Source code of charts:
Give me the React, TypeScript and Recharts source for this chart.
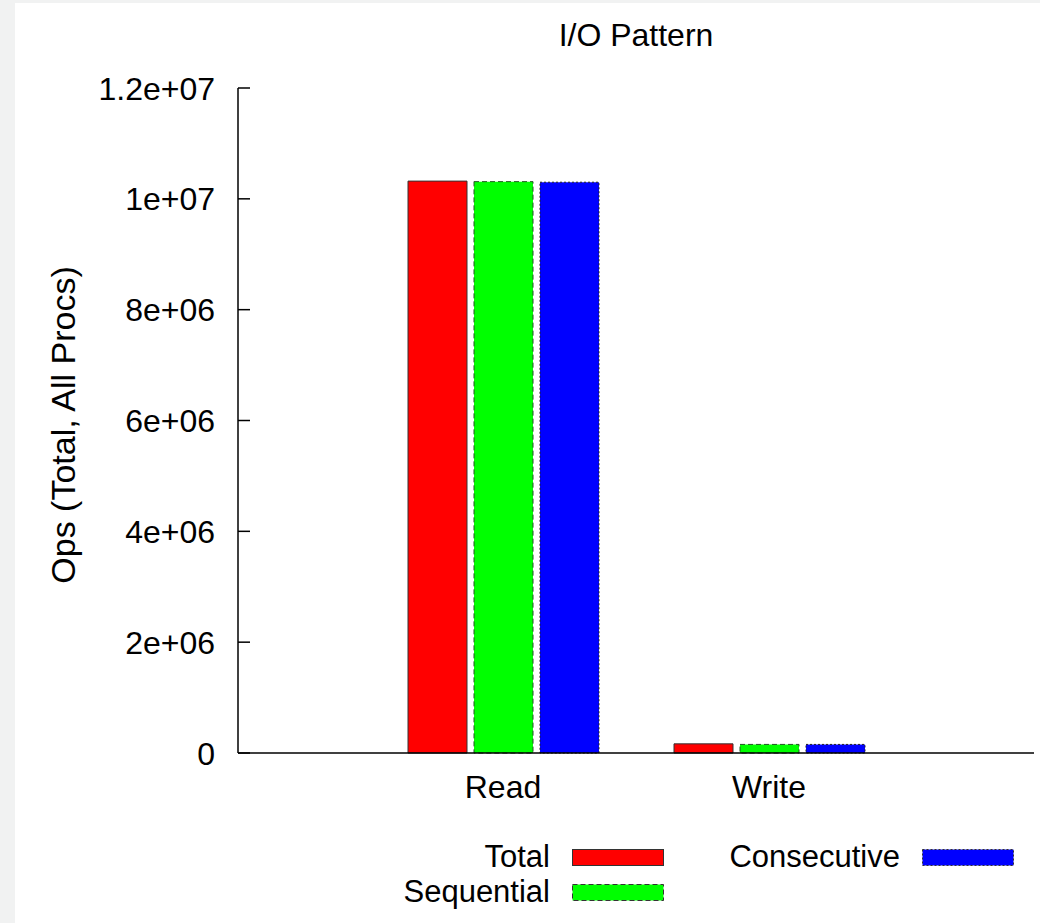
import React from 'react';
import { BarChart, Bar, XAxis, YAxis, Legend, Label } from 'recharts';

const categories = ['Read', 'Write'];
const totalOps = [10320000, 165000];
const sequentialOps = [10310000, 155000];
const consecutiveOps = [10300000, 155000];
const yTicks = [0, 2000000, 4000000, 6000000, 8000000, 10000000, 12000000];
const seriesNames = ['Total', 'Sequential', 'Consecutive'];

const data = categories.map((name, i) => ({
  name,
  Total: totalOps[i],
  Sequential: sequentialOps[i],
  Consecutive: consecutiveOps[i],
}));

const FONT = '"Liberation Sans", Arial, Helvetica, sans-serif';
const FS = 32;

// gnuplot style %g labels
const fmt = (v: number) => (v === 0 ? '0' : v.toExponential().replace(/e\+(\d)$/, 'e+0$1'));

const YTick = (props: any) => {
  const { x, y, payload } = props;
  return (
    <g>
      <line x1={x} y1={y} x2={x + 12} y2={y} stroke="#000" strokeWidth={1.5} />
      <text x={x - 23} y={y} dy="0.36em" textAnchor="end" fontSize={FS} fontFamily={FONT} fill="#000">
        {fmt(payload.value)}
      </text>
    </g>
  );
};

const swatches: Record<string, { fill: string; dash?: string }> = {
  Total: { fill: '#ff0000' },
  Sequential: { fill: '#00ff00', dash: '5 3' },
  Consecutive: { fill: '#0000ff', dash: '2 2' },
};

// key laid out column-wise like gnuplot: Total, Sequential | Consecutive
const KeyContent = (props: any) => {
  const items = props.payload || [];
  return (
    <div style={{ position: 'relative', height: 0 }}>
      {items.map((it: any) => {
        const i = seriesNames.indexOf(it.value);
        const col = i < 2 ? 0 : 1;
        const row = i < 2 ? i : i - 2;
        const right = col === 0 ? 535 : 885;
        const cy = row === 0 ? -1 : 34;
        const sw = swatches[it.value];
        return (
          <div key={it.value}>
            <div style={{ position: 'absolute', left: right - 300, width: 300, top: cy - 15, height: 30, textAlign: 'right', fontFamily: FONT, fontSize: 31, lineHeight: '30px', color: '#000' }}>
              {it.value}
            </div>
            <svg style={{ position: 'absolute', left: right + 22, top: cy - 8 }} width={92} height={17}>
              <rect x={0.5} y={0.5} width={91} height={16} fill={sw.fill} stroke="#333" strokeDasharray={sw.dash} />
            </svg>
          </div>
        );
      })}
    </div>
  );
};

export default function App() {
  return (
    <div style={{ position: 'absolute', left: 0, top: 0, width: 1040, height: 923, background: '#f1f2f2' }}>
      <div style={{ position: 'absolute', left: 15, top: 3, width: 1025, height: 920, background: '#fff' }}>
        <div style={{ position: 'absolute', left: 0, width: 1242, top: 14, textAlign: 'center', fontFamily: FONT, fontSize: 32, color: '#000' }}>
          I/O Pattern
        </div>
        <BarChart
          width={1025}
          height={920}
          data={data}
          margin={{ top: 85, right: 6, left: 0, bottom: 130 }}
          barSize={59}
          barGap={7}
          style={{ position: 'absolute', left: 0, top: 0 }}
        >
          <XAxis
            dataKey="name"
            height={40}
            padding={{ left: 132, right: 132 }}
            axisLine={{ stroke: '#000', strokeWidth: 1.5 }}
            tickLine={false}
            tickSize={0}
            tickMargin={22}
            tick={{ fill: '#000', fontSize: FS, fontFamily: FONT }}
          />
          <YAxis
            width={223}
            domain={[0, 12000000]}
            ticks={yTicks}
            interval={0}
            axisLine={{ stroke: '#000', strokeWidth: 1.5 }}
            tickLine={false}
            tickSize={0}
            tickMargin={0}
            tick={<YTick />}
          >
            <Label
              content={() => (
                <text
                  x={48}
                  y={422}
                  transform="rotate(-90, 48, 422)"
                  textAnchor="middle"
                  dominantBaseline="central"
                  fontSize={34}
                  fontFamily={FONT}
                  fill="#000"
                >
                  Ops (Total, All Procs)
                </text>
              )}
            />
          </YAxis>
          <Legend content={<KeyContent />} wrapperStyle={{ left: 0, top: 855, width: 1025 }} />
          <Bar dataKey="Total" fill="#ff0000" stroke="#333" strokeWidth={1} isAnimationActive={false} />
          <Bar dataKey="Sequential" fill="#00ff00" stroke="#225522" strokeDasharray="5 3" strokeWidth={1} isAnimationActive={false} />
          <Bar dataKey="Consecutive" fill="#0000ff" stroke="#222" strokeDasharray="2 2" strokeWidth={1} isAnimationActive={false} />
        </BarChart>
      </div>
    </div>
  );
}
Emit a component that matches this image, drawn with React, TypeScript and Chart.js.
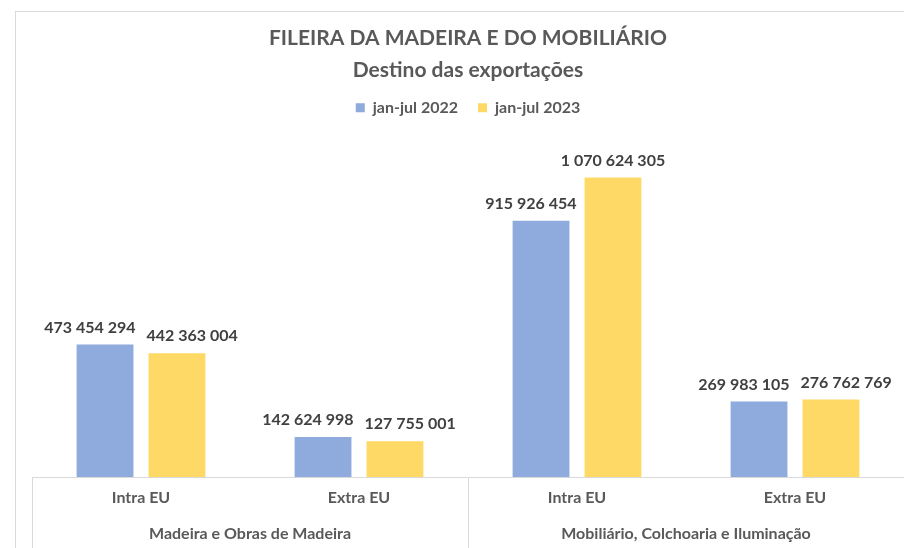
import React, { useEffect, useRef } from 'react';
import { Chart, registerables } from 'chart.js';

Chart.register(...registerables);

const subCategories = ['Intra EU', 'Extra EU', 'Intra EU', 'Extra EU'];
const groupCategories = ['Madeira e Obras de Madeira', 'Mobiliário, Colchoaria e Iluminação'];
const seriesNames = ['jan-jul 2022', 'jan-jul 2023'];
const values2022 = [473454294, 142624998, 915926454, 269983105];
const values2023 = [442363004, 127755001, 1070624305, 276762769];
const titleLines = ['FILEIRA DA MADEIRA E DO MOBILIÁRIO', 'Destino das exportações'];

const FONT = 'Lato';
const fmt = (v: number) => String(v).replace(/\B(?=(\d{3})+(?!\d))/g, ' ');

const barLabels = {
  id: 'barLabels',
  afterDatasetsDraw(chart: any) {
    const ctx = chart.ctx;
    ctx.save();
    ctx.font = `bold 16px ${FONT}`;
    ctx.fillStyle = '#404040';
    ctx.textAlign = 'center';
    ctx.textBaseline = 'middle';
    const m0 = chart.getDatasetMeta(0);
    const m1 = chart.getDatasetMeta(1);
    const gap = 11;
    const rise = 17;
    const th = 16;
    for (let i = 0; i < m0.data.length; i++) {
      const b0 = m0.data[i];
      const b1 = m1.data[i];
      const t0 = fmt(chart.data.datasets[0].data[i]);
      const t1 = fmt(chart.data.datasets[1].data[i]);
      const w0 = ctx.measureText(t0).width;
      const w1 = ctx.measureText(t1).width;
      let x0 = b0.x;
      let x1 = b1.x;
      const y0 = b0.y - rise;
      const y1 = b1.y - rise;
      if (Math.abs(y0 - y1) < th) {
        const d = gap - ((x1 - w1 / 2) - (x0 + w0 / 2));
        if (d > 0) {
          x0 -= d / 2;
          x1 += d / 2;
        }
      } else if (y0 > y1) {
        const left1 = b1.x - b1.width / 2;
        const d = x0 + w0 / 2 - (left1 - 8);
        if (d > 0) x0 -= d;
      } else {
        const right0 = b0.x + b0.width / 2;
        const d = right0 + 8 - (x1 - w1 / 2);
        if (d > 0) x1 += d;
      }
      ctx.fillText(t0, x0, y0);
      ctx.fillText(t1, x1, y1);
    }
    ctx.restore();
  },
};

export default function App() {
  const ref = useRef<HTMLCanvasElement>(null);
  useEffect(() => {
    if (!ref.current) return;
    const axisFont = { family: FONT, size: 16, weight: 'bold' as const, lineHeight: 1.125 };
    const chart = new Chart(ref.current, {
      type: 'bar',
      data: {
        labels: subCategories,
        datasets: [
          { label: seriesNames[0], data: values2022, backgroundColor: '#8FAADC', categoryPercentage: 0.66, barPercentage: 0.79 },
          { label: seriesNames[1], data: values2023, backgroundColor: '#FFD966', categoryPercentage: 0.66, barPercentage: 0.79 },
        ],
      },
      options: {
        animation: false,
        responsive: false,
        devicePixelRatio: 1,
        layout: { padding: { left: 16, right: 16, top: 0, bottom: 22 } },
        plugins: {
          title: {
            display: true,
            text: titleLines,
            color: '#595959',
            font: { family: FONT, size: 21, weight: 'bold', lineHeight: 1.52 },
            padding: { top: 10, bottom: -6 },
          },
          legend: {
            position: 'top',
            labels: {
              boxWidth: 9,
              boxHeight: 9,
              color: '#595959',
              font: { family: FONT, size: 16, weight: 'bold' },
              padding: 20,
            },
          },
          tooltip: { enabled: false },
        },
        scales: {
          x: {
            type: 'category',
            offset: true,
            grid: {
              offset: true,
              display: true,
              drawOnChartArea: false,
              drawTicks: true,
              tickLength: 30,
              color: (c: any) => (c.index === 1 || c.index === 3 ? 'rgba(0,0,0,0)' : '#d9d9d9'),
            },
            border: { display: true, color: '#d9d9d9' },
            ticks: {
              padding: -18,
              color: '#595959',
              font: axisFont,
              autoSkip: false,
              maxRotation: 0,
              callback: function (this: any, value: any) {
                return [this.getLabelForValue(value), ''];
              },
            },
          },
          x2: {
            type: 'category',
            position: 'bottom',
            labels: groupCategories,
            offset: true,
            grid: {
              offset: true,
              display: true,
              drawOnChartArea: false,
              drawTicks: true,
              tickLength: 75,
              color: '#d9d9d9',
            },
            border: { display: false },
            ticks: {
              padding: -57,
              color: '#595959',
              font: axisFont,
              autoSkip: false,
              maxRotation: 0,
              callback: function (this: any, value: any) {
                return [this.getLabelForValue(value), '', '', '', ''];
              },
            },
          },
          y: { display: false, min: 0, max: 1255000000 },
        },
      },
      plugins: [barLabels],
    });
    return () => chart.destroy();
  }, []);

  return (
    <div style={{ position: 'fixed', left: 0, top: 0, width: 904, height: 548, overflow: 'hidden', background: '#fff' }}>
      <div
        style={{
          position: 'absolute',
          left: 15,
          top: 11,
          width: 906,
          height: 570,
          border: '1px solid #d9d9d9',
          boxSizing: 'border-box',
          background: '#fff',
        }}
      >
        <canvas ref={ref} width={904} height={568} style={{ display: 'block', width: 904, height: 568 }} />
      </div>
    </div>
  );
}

(What the task requires): In the records above, find the line containing "YAxis, Legend, Label" and output every line from the first through that one, exactly, omitting pictures.

(Written answer):
Give me the React, TypeScript and Recharts source for this chart.
import React from 'react';
import { BarChart, Bar, XAxis, YAxis, Legend, Label } from 'recharts';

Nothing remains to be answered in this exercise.